Have you heard the saying, "It’s all in the timing?" Well, for more than a decade these words have proven to be the rallying cry for victims of strokes, brain attacks suffered by approximately 750,000 people in the U.S. every year. By getting to a hospital and receiving treatment within three, or at the most, six hours after the onset of symptoms, many patients can prevent the serious disability or death caused by too little blood flow to the brain. Yet, "despite national efforts to promote public awareness, more than half of patients with acute stroke failed to arrive at the hospital within the optimal time window (within three hours) for effective intervention," says Clifton R. Lacy, MD, chief of cardiovascular diseases at UMDNJ-Robert Wood Johnson Medical School.

As lead researcher of a study, published in the January 2001 issue of the journal Stroke, Lacy began his project in 1996 at the hospitals of the Robert Wood Johnson Health System in NJ by asking the questions: Do patients still delay in seeking evaluation and treatment for stroke and what are the factors associated with delay? In a stroke, blood supply to the brain is suddenly cut off, killing or damaging brain cells. Warning signs include loss of sensation, weakness or paralysis on one side of the body, fainting and sudden trouble thinking, speaking, seeing or hearing. Stroke is the leading cause of long-term disability and costs the country about $45 billion annually for medical care and lost productivity. Stroke is the third most common cause of death after heart disease and cancer.

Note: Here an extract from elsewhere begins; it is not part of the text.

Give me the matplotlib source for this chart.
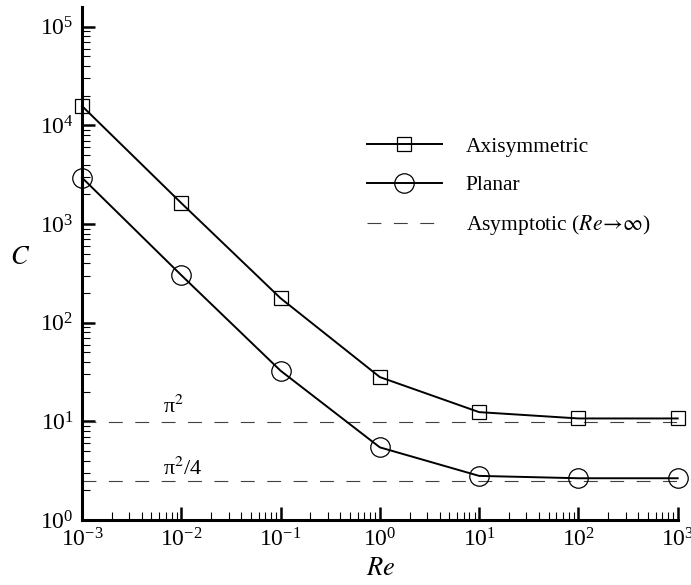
import numpy as np
import matplotlib
matplotlib.use("Agg")
from matplotlib import pyplot as plt
import matplotlib.ticker as mticker

plt.rcParams["font.family"] = ["Liberation Serif", "DejaVu Serif"]
plt.rcParams["mathtext.fontset"] = "stix"
plt.rcParams["lines.scale_dashes"] = False

# drag coefficient C versus Reynolds number
re = [1e-3, 1e-2, 1e-1, 1e0, 1e1, 1e2, 1e3]
c_axisym = [15700, 1630, 177, 28.1, 12.4, 10.7, 10.7]
c_planar = [2950, 303, 32.6, 5.45, 2.8, 2.65, 2.65]

# large-Re asymptotes
asym_values = [np.pi ** 2, np.pi ** 2 / 4]
asym_labels = [r"π$^2$", r"π$^2$/4"]
asym_label_pos = [(6.5e-3, 12.3), (6.5e-3, 2.9)]


def plot_drag():
    fig = plt.figure(figsize=(6.91, 5.85), dpi=100)
    ax = fig.add_axes([0.1187, 0.1111, 0.862, 0.877])
    ax.set_xscale("log")
    ax.set_yscale("log")

    dash = (0, (10, 9))
    for i, val in enumerate(asym_values):
        ax.plot([re[0], re[-1]], [val, val], color="0.25", lw=0.8,
                linestyle=dash,
                label=r"Asymptotic ($Re\!\rightarrow\!\infty$)" if i == 0
                else None)
        ax.text(asym_label_pos[i][0], asym_label_pos[i][1], asym_labels[i],
                fontsize=16, ha="left", va="baseline")

    ax.plot(re, c_axisym, color="black", lw=1.4, marker="s", ms=10,
            mfc="none", mec="black", mew=0.9, label="Axisymmetric",
            clip_on=False, zorder=3)
    ax.plot(re, c_planar, color="black", lw=1.4, marker="o", ms=14,
            mfc="none", mec="black", mew=0.9, label="Planar",
            clip_on=False, zorder=3)

    ax.set_xlim(1e-3, 1e3)
    ax.set_ylim(1, 10 ** 5.2)

    # axis styling: only left and bottom spines, ticks inward
    for side in ["top", "right"]:
        ax.spines[side].set_visible(False)
    for side in ["left", "bottom"]:
        ax.spines[side].set_linewidth(2.2)
    ax.xaxis.set_major_locator(mticker.LogLocator(base=10, numticks=10))
    ax.yaxis.set_major_locator(mticker.LogLocator(base=10, numticks=10))
    ax.xaxis.set_minor_locator(
        mticker.LogLocator(base=10, subs=np.arange(2, 10), numticks=20))
    ax.yaxis.set_minor_locator(
        mticker.LogLocator(base=10, subs=np.arange(2, 10), numticks=20))
    ax.xaxis.set_minor_formatter(mticker.NullFormatter())
    ax.yaxis.set_minor_formatter(mticker.NullFormatter())
    ax.tick_params(which="major", direction="in", length=9.5, width=1.8,
                   labelsize=17, pad=6)
    ax.tick_params(which="minor", direction="in", length=5.5, width=0.8)

    ax.set_xlabel("$Re$", fontsize=19)
    ax.set_ylabel("$C$", fontsize=19, rotation=0, va="center", ha="center")
    ax.xaxis.set_label_coords(0.502, -0.074)
    ax.yaxis.set_label_coords(-0.104, 0.511)

    handles, labels = ax.get_legend_handles_labels()
    order = [1, 2, 0]
    ax.legend([handles[i] for i in order], [labels[i] for i in order],
              loc="center left", bbox_to_anchor=(0.478, 0.649),
              frameon=False, fontsize=15.5, handlelength=3.5,
              handletextpad=1.1, labelspacing=0.85, borderpad=0,
              borderaxespad=0, numpoints=1)

    fig.savefig("out.png", dpi=100)


if __name__ == "__main__":
    plot_drag()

Other scientists had documented why timing can be critical in stroke survival and some had examined the impact of patient knowledge. Not recognizing signs of stroke and being unaware of treatments are considerable factors, of course. "Further educational efforts are still needed," the report concludes. However, Lacy’s team wanted to know what else affects delay in seeking care and no conclusive or comprehensive data existed. During a seven month period, the researchers collected information from 553 patients in a wide geographic area and in hospitals ranging in size from 134 to 453 beds.

Delay times may have become shorter in the years since the completion of the research in 1997 and new drugs are being tested which appear to stretch Lacy’s "window of time" beyond current constraints. Even so, the findings answer important questions about this unhealthy waiting game. For instance, two important groups of people are more likely to arrive at a hospital quickly: those over 65 and those with serious heart problems. Older, it seems, is certainly wiser when it comes to understanding the seriousness of stroke symptoms. Gender wasn’t a factor, although women were a little slower to react than men, but black and Hispanic patients waited longer to receive care than whites.

Perhaps the most straight- forward piece in this medical time puzzle was transportation. "Not only were patients who were transported by ambulance brought to the Emergency Department more rapidly but physicians examined them sooner." The urgency in an ambulance ride, with sirens blaring and medical staff on board, offered stroke patients the perfect timing needed to win a deadly battle.